Charts and diagrams as code
____________

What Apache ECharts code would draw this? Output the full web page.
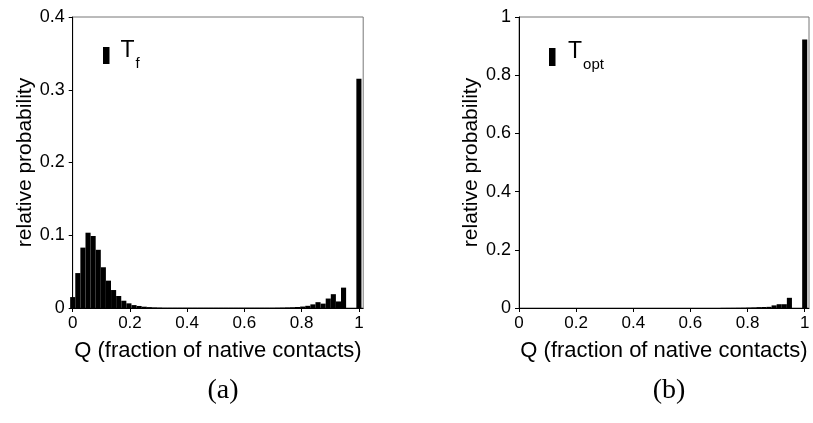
<!DOCTYPE html>
<html>
<head>
<meta charset="utf-8">
<script src="https://cdn.jsdelivr.net/npm/echarts@6/dist/echarts.min.js"></script>
<style>
html,body{margin:0;padding:0;background:#fff;}
#chart{width:813px;height:423px;}
</style>
</head>
<body>
<div id="chart"></div>
<script>
// Bin centres (fraction of native contacts)
var binCentres = [0, 0.0179, 0.0357, 0.0536, 0.0714, 0.0893, 0.1071, 0.125, 0.1429, 0.1607,
  0.1786, 0.1964, 0.2143, 0.2321, 0.25, 0.2679, 0.2857, 0.3036, 0.3214, 0.3393,
  0.3571, 0.375, 0.3929, 0.4107, 0.4286, 0.4464, 0.4643, 0.4821, 0.5, 0.5179,
  0.5357, 0.5536, 0.5714, 0.5893, 0.6071, 0.625, 0.6429, 0.6607, 0.6786, 0.6964,
  0.7143, 0.7321, 0.75, 0.7679, 0.7857, 0.8036, 0.8214, 0.8393, 0.8571, 0.875,
  0.8929, 0.9107, 0.9286, 0.9464, 0.9643, 0.9821, 1];

// Panel (a): T_f
var probTf = [0.015, 0.048, 0.083, 0.1035, 0.099, 0.080, 0.056, 0.0376, 0.0247, 0.0165,
  0.010, 0.0064, 0.004, 0.0028, 0.0018, 0.0012, 0.0008, 0.0006, 0.0004, 0.0004,
  0.0004, 0.0004, 0.0004, 0.0004, 0.0004, 0.0004, 0.0004, 0.0004, 0.0004, 0.0004,
  0.0004, 0.0004, 0.0004, 0.0004, 0.0004, 0.0004, 0.0004, 0.0004, 0.0004, 0.0004,
  0.0005, 0.0006, 0.0008, 0.001, 0.0014, 0.002, 0.003, 0.005, 0.008, 0.006,
  0.013, 0.019, 0.009, 0.028, 0, 0, 0.315];

// Panel (b): T_opt
var probTopt = [0, 0, 0, 0, 0, 0, 0, 0, 0, 0,
  0, 0, 0, 0, 0, 0, 0, 0, 0, 0,
  0, 0, 0, 0, 0, 0, 0, 0, 0, 0,
  0, 0, 0, 0, 0, 0, 0, 0, 0, 0,
  0.0004, 0.0005, 0.0006, 0.0008, 0.001, 0.0015, 0.002, 0.003, 0.0035, 0.004,
  0.009, 0.013, 0.013, 0.035, 0, 0, 0.923];

var xTicks = [0, 0.2, 0.4, 0.6, 0.8, 1];
var yTicksA = [0, 0.1, 0.2, 0.3, 0.4];
var yTicksB = [0, 0.2, 0.4, 0.6, 0.8, 1];
var seriesNames = ['Tf', 'Topt'];
var legendSubs = ['f', 'opt'];
var xTitle = 'Q (fraction of native contacts)';
var yTitle = 'relative probability';
var panelLabels = ['(a)', '(b)'];

var FONT = '"Liberation Sans", Arial, sans-serif';
var SERIF = '"Liberation Serif", "DejaVu Serif", serif';

function pairs(xs, ys) { return xs.map(function (x, i) { return [x, ys[i]]; }); }

function xAxis(gi) {
  return {
    type: 'value', gridIndex: gi, min: 0, max: 1.015,
    name: xTitle, nameLocation: 'middle', nameGap: 32,
    nameTextStyle: {fontFamily: FONT, fontSize: 22, color: '#000'},
    axisLine: {show: true, lineStyle: {color: '#000', width: 1}},
    axisTick: {show: true, inside: false, length: 4, customValues: xTicks, lineStyle: {color: '#000'}},
    axisLabel: {customValues: xTicks, fontFamily: FONT, fontSize: 17, color: '#000', margin: 7,
      formatter: function (v) { return String(+v.toFixed(1)); }},
    splitLine: {show: false}
  };
}
function yAxis(gi, max, interval) {
  return {
    type: 'value', gridIndex: gi, min: 0, max: max, interval: interval,
    name: yTitle, nameLocation: 'middle', nameGap: 29, nameRotate: 90,
    nameTextStyle: {fontFamily: FONT, fontSize: 21, color: '#000'},
    axisLine: {show: true, lineStyle: {color: '#000', width: 1}},
    axisTick: {show: true, inside: false, length: 4, lineStyle: {color: '#000'}},
    axisLabel: {fontFamily: FONT, fontSize: 18, color: '#000', margin: 8,
      formatter: function (v) { return String(+v.toFixed(1)); }},
    splitLine: {show: false}
  };
}

function legendRich(padLeft) {
  return {
    t: {fontFamily: FONT, fontSize: 23, color: '#000', padding: [0, 0, 10, padLeft]},
    s: {fontFamily: FONT, fontSize: 15, color: '#000', padding: [16, 0, 0, 1]}
  };
}

var option = {
  backgroundColor: '#fff',
  animation: false,
  grid: [
    {left: 72.7, top: 17, width: 290.5, height: 291, show: true, borderColor: '#777', borderWidth: 1, backgroundColor: 'transparent'},
    {left: 519, top: 17, width: 290, height: 291, show: true, borderColor: '#777', borderWidth: 1, backgroundColor: 'transparent'}
  ],
  title: [
    {text: panelLabels[0], left: 218, top: 372, textAlign: 'center',
      textStyle: {fontFamily: SERIF, fontSize: 28, fontWeight: 'normal', color: '#000'}},
    {text: panelLabels[1], left: 664, top: 372, textAlign: 'center',
      textStyle: {fontFamily: SERIF, fontSize: 28, fontWeight: 'normal', color: '#000'}}
  ],
  legend: [
    {data: [seriesNames[0]], left: 103, top: 39, padding: 0, icon: 'rect', itemWidth: 6.5, itemHeight: 17,
      formatter: function () { return '{t|T}{s|' + legendSubs[0] + '}'; },
      textStyle: {rich: legendRich(6)}},
    {data: [seriesNames[1]], left: 549, top: 40.5, padding: 0, icon: 'rect', itemWidth: 6.5, itemHeight: 18,
      formatter: function () { return '{t|T}{s|' + legendSubs[1] + '}'; },
      textStyle: {rich: legendRich(7.5)}}
  ],
  xAxis: [xAxis(0), xAxis(1)],
  yAxis: [yAxis(0, 0.4, 0.1), yAxis(1, 1, 0.2)],
  series: [
    {name: seriesNames[0], type: 'bar', xAxisIndex: 0, yAxisIndex: 0, barWidth: '100%', clip: true,
      itemStyle: {color: '#000'}, data: pairs(binCentres, probTf)},
    {name: seriesNames[1], type: 'bar', xAxisIndex: 1, yAxisIndex: 1, barWidth: '100%', clip: true,
      itemStyle: {color: '#000'}, data: pairs(binCentres, probTopt)}
  ]
};

var chart = echarts.init(document.getElementById('chart'), null, {renderer: 'canvas'});
chart.setOption(option);
</script>
</body>
</html>
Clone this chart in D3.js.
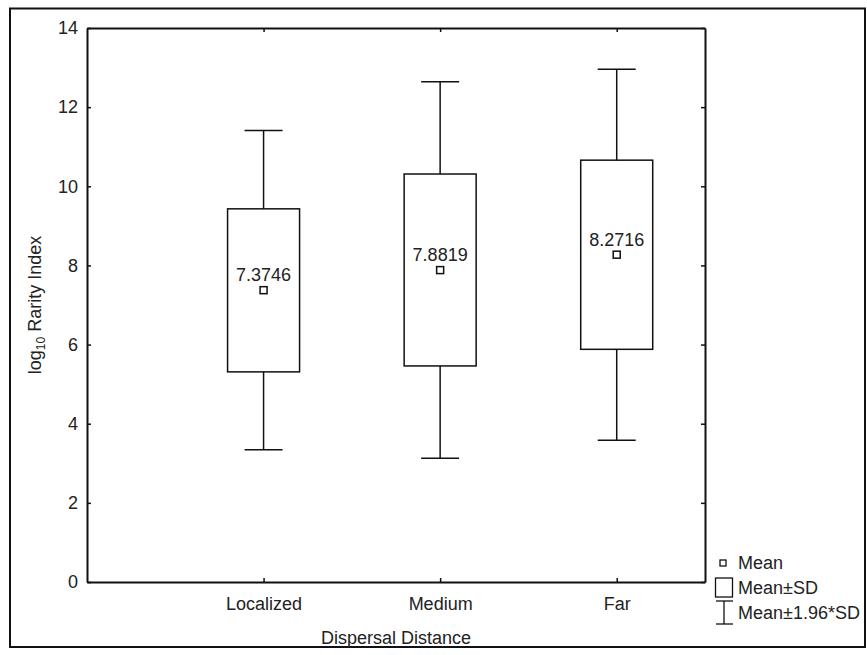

____________

* **Required work**:
All of the entries above should be copied exactly, except for the pictures.

* **Completed exercise**:
What Apache ECharts code would draw this? Output the full web page.
<!DOCTYPE html>
<html>
<head>
<meta charset="utf-8">
<script src="https://cdn.jsdelivr.net/npm/echarts@6/dist/echarts.min.js"></script>
<style>
html,body{margin:0;padding:0;background:#fff;}
#chart{width:813px;height:423px;}
</style>
</head>
<body>
<div id="chart"></div>
<script>
// Bin centres (fraction of native contacts)
var binCentres = [0, 0.0179, 0.0357, 0.0536, 0.0714, 0.0893, 0.1071, 0.125, 0.1429, 0.1607,
  0.1786, 0.1964, 0.2143, 0.2321, 0.25, 0.2679, 0.2857, 0.3036, 0.3214, 0.3393,
  0.3571, 0.375, 0.3929, 0.4107, 0.4286, 0.4464, 0.4643, 0.4821, 0.5, 0.5179,
  0.5357, 0.5536, 0.5714, 0.5893, 0.6071, 0.625, 0.6429, 0.6607, 0.6786, 0.6964,
  0.7143, 0.7321, 0.75, 0.7679, 0.7857, 0.8036, 0.8214, 0.8393, 0.8571, 0.875,
  0.8929, 0.9107, 0.9286, 0.9464, 0.9643, 0.9821, 1];

// Panel (a): T_f
var probTf = [0.015, 0.048, 0.083, 0.1035, 0.099, 0.080, 0.056, 0.0376, 0.0247, 0.0165,
  0.010, 0.0064, 0.004, 0.0028, 0.0018, 0.0012, 0.0008, 0.0006, 0.0004, 0.0004,
  0.0004, 0.0004, 0.0004, 0.0004, 0.0004, 0.0004, 0.0004, 0.0004, 0.0004, 0.0004,
  0.0004, 0.0004, 0.0004, 0.0004, 0.0004, 0.0004, 0.0004, 0.0004, 0.0004, 0.0004,
  0.0005, 0.0006, 0.0008, 0.001, 0.0014, 0.002, 0.003, 0.005, 0.008, 0.006,
  0.013, 0.019, 0.009, 0.028, 0, 0, 0.315];

// Panel (b): T_opt
var probTopt = [0, 0, 0, 0, 0, 0, 0, 0, 0, 0,
  0, 0, 0, 0, 0, 0, 0, 0, 0, 0,
  0, 0, 0, 0, 0, 0, 0, 0, 0, 0,
  0, 0, 0, 0, 0, 0, 0, 0, 0, 0,
  0.0004, 0.0005, 0.0006, 0.0008, 0.001, 0.0015, 0.002, 0.003, 0.0035, 0.004,
  0.009, 0.013, 0.013, 0.035, 0, 0, 0.923];

var xTicks = [0, 0.2, 0.4, 0.6, 0.8, 1];
var yTicksA = [0, 0.1, 0.2, 0.3, 0.4];
var yTicksB = [0, 0.2, 0.4, 0.6, 0.8, 1];
var seriesNames = ['Tf', 'Topt'];
var legendSubs = ['f', 'opt'];
var xTitle = 'Q (fraction of native contacts)';
var yTitle = 'relative probability';
var panelLabels = ['(a)', '(b)'];

var FONT = '"Liberation Sans", Arial, sans-serif';
var SERIF = '"Liberation Serif", "DejaVu Serif", serif';

function pairs(xs, ys) { return xs.map(function (x, i) { return [x, ys[i]]; }); }

function xAxis(gi) {
  return {
    type: 'value', gridIndex: gi, min: 0, max: 1.015,
    name: xTitle, nameLocation: 'middle', nameGap: 32,
    nameTextStyle: {fontFamily: FONT, fontSize: 22, color: '#000'},
    axisLine: {show: true, lineStyle: {color: '#000', width: 1}},
    axisTick: {show: true, inside: false, length: 4, customValues: xTicks, lineStyle: {color: '#000'}},
    axisLabel: {customValues: xTicks, fontFamily: FONT, fontSize: 17, color: '#000', margin: 7,
      formatter: function (v) { return String(+v.toFixed(1)); }},
    splitLine: {show: false}
  };
}
function yAxis(gi, max, interval) {
  return {
    type: 'value', gridIndex: gi, min: 0, max: max, interval: interval,
    name: yTitle, nameLocation: 'middle', nameGap: 29, nameRotate: 90,
    nameTextStyle: {fontFamily: FONT, fontSize: 21, color: '#000'},
    axisLine: {show: true, lineStyle: {color: '#000', width: 1}},
    axisTick: {show: true, inside: false, length: 4, lineStyle: {color: '#000'}},
    axisLabel: {fontFamily: FONT, fontSize: 18, color: '#000', margin: 8,
      formatter: function (v) { return String(+v.toFixed(1)); }},
    splitLine: {show: false}
  };
}

function legendRich(padLeft) {
  return {
    t: {fontFamily: FONT, fontSize: 23, color: '#000', padding: [0, 0, 10, padLeft]},
    s: {fontFamily: FONT, fontSize: 15, color: '#000', padding: [16, 0, 0, 1]}
  };
}

var option = {
  backgroundColor: '#fff',
  animation: false,
  grid: [
    {left: 72.7, top: 17, width: 290.5, height: 291, show: true, borderColor: '#777', borderWidth: 1, backgroundColor: 'transparent'},
    {left: 519, top: 17, width: 290, height: 291, show: true, borderColor: '#777', borderWidth: 1, backgroundColor: 'transparent'}
  ],
  title: [
    {text: panelLabels[0], left: 218, top: 372, textAlign: 'center',
      textStyle: {fontFamily: SERIF, fontSize: 28, fontWeight: 'normal', color: '#000'}},
    {text: panelLabels[1], left: 664, top: 372, textAlign: 'center',
      textStyle: {fontFamily: SERIF, fontSize: 28, fontWeight: 'normal', color: '#000'}}
  ],
  legend: [
    {data: [seriesNames[0]], left: 103, top: 39, padding: 0, icon: 'rect', itemWidth: 6.5, itemHeight: 17,
      formatter: function () { return '{t|T}{s|' + legendSubs[0] + '}'; },
      textStyle: {rich: legendRich(6)}},
    {data: [seriesNames[1]], left: 549, top: 40.5, padding: 0, icon: 'rect', itemWidth: 6.5, itemHeight: 18,
      formatter: function () { return '{t|T}{s|' + legendSubs[1] + '}'; },
      textStyle: {rich: legendRich(7.5)}}
  ],
  xAxis: [xAxis(0), xAxis(1)],
  yAxis: [yAxis(0, 0.4, 0.1), yAxis(1, 1, 0.2)],
  series: [
    {name: seriesNames[0], type: 'bar', xAxisIndex: 0, yAxisIndex: 0, barWidth: '100%', clip: true,
      itemStyle: {color: '#000'}, data: pairs(binCentres, probTf)},
    {name: seriesNames[1], type: 'bar', xAxisIndex: 1, yAxisIndex: 1, barWidth: '100%', clip: true,
      itemStyle: {color: '#000'}, data: pairs(binCentres, probTopt)}
  ]
};

var chart = echarts.init(document.getElementById('chart'), null, {renderer: 'canvas'});
chart.setOption(option);
</script>
</body>
</html>
Clone this chart in D3.js.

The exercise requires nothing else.